(Stored items from a collection)
◇ ◇ ◇

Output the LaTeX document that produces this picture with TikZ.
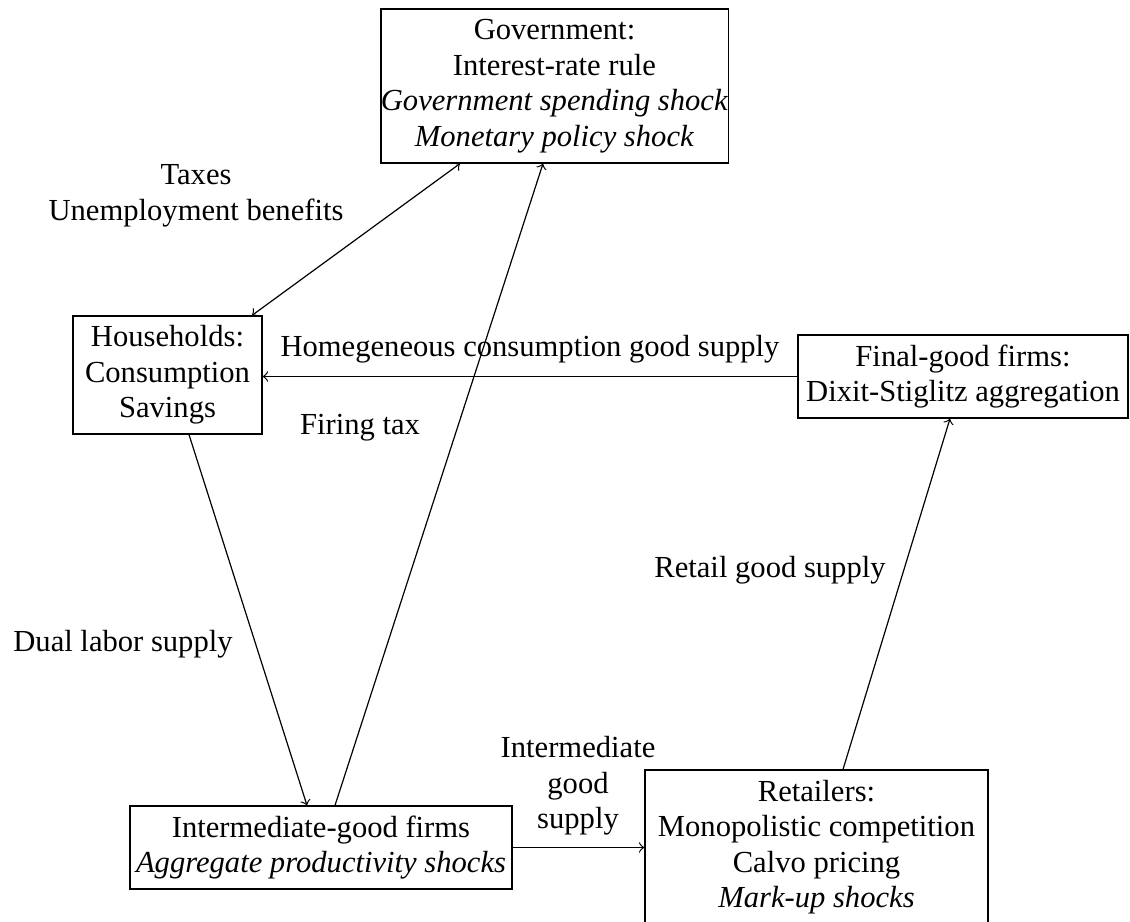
\documentclass[tikz,border=0pt]{standalone}
\usepackage{fontspec}
\setmainfont{Liberation Serif}
\usetikzlibrary{calc}
\newcommand\myfs{\fontsize{10.2}{11.83}\selectfont}
\begin{document}
\begin{tikzpicture}[x=0.3333pt,y=-0.3333pt,
  box/.style={draw, align=center, inner sep=0pt, font=\myfs},
  lab/.style={align=center, inner sep=0pt, font=\myfs},
  arr/.style={->}]
\useasboundingbox (0,0) rectangle (1130,922);
% boxes
\node[box, minimum width=111pt, minimum height=51.33pt] (gov) at (554.5,86)
  {Government:\\Interest-rate rule\\\textit{Government spending shock}\\\textit{Monetary policy shock}};
\node[box, minimum width=63pt, minimum height=39.33pt] (hh) at (167.5,375)
  {Households:\\Consumption\\Savings};
\node[box, minimum width=110pt, minimum height=27.67pt] (fin) at (963,376.5)
  {Final-good firms:\\Dixit-Stiglitz aggregation};
\node[box, minimum width=127.33pt, minimum height=27.67pt] (int) at (321,847.5)
  {Intermediate-good firms\\\textit{Aggregate productivity shocks}};
\node[box, minimum width=114.33pt, minimum height=51.33pt] (ret) at (816.5,847)
  {Retailers:\\Monopolistic competition\\Calvo pricing\\\textit{Mark-up shocks}};
% connectors
\draw[<->] ($(gov.south)+(-94.5,0)$) -- ($(hh.north)+(84.5,0)$);
\draw[arr] ($(int.north)+(14,0)$) -- ($(gov.south)+(-11.5,0)$);
\draw[arr] ($(hh.south)+(21.5,0)$) -- ($(int.north)+(-14,0)$);
\draw[arr] (fin.west) -- (fin.west -| hh.east);
\draw[arr] (int.east) -- (int.east -| ret.west);
\draw[arr] ($(ret.north)+(26.5,0)$) -- ($(fin.south)+(-13,0)$);
% labels
\node[lab] (ltax) at (196,196) {Taxes\\Unemployment benefits};
\node[lab] (lhom) at (530,349) {Homegeneous consumption good supply};
\node[lab] (lfir) at (360,428) {Firing tax};
\node[lab] (ldual) at (123,644) {Dual labor supply};
\node[lab] (lret) at (770,570) {Retail good supply};
\node[lab] (lint) at (578,786) {Intermediate\\good\\supply};
\end{tikzpicture}
\end{document}
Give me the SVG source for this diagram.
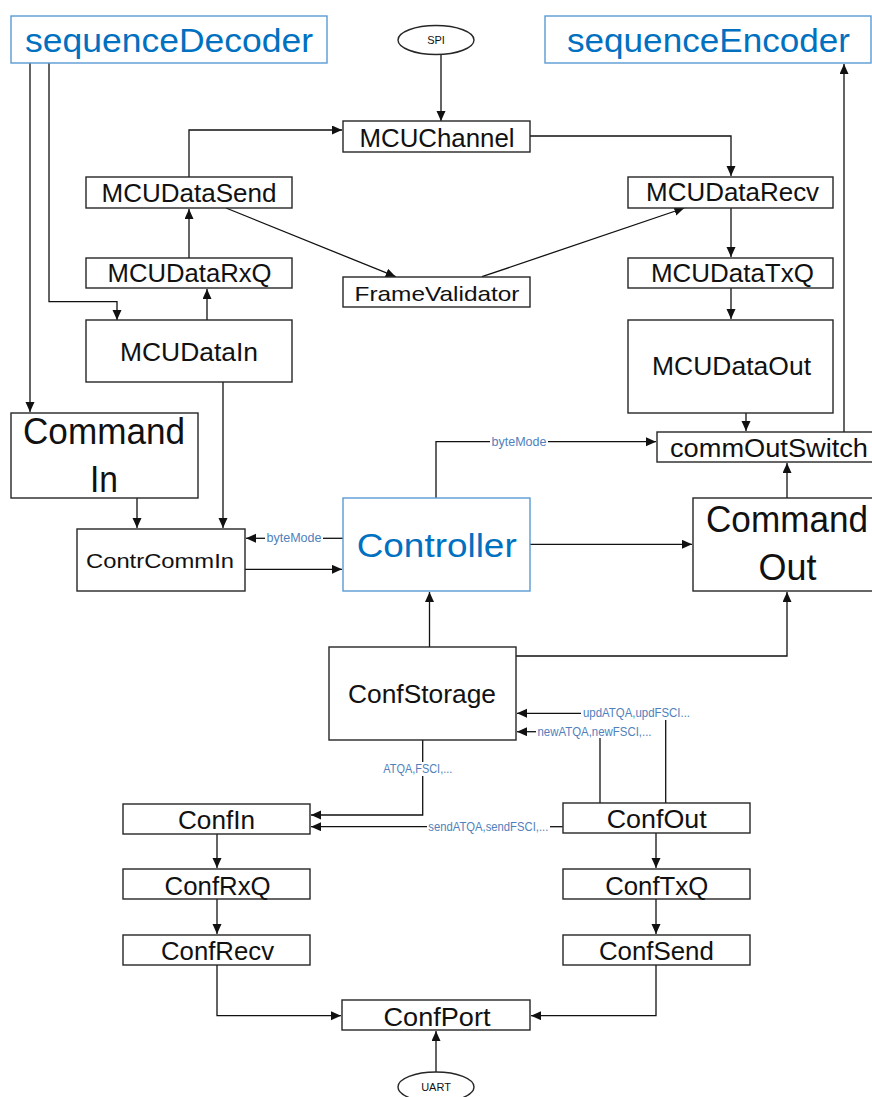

◇ ◇ ◇

Job:
Can you retype every record above exactly, leaving out the pictures?

Reply to the task:
Output the LaTeX document that produces this picture with TikZ.
\documentclass[tikz,border=0pt]{standalone}
\usepackage{fontspec}
\setmainfont{Liberation Serif}
\usetikzlibrary{calc}
\newcommand\myfs{\fontsize{10.2}{11.83}\selectfont}
\begin{document}
\begin{tikzpicture}[x=0.3333pt,y=-0.3333pt,
  box/.style={draw, align=center, inner sep=0pt, font=\myfs},
  lab/.style={align=center, inner sep=0pt, font=\myfs},
  arr/.style={->}]
\useasboundingbox (0,0) rectangle (1130,922);
% boxes
\node[box, minimum width=111pt, minimum height=51.33pt] (gov) at (554.5,86)
  {Government:\\Interest-rate rule\\\textit{Government spending shock}\\\textit{Monetary policy shock}};
\node[box, minimum width=63pt, minimum height=39.33pt] (hh) at (167.5,375)
  {Households:\\Consumption\\Savings};
\node[box, minimum width=110pt, minimum height=27.67pt] (fin) at (963,376.5)
  {Final-good firms:\\Dixit-Stiglitz aggregation};
\node[box, minimum width=127.33pt, minimum height=27.67pt] (int) at (321,847.5)
  {Intermediate-good firms\\\textit{Aggregate productivity shocks}};
\node[box, minimum width=114.33pt, minimum height=51.33pt] (ret) at (816.5,847)
  {Retailers:\\Monopolistic competition\\Calvo pricing\\\textit{Mark-up shocks}};
% connectors
\draw[<->] ($(gov.south)+(-94.5,0)$) -- ($(hh.north)+(84.5,0)$);
\draw[arr] ($(int.north)+(14,0)$) -- ($(gov.south)+(-11.5,0)$);
\draw[arr] ($(hh.south)+(21.5,0)$) -- ($(int.north)+(-14,0)$);
\draw[arr] (fin.west) -- (fin.west -| hh.east);
\draw[arr] (int.east) -- (int.east -| ret.west);
\draw[arr] ($(ret.north)+(26.5,0)$) -- ($(fin.south)+(-13,0)$);
% labels
\node[lab] (ltax) at (196,196) {Taxes\\Unemployment benefits};
\node[lab] (lhom) at (530,349) {Homegeneous consumption good supply};
\node[lab] (lfir) at (360,428) {Firing tax};
\node[lab] (ldual) at (123,644) {Dual labor supply};
\node[lab] (lret) at (770,570) {Retail good supply};
\node[lab] (lint) at (578,786) {Intermediate\\good\\supply};
\end{tikzpicture}
\end{document}
Give me the SVG source for this diagram.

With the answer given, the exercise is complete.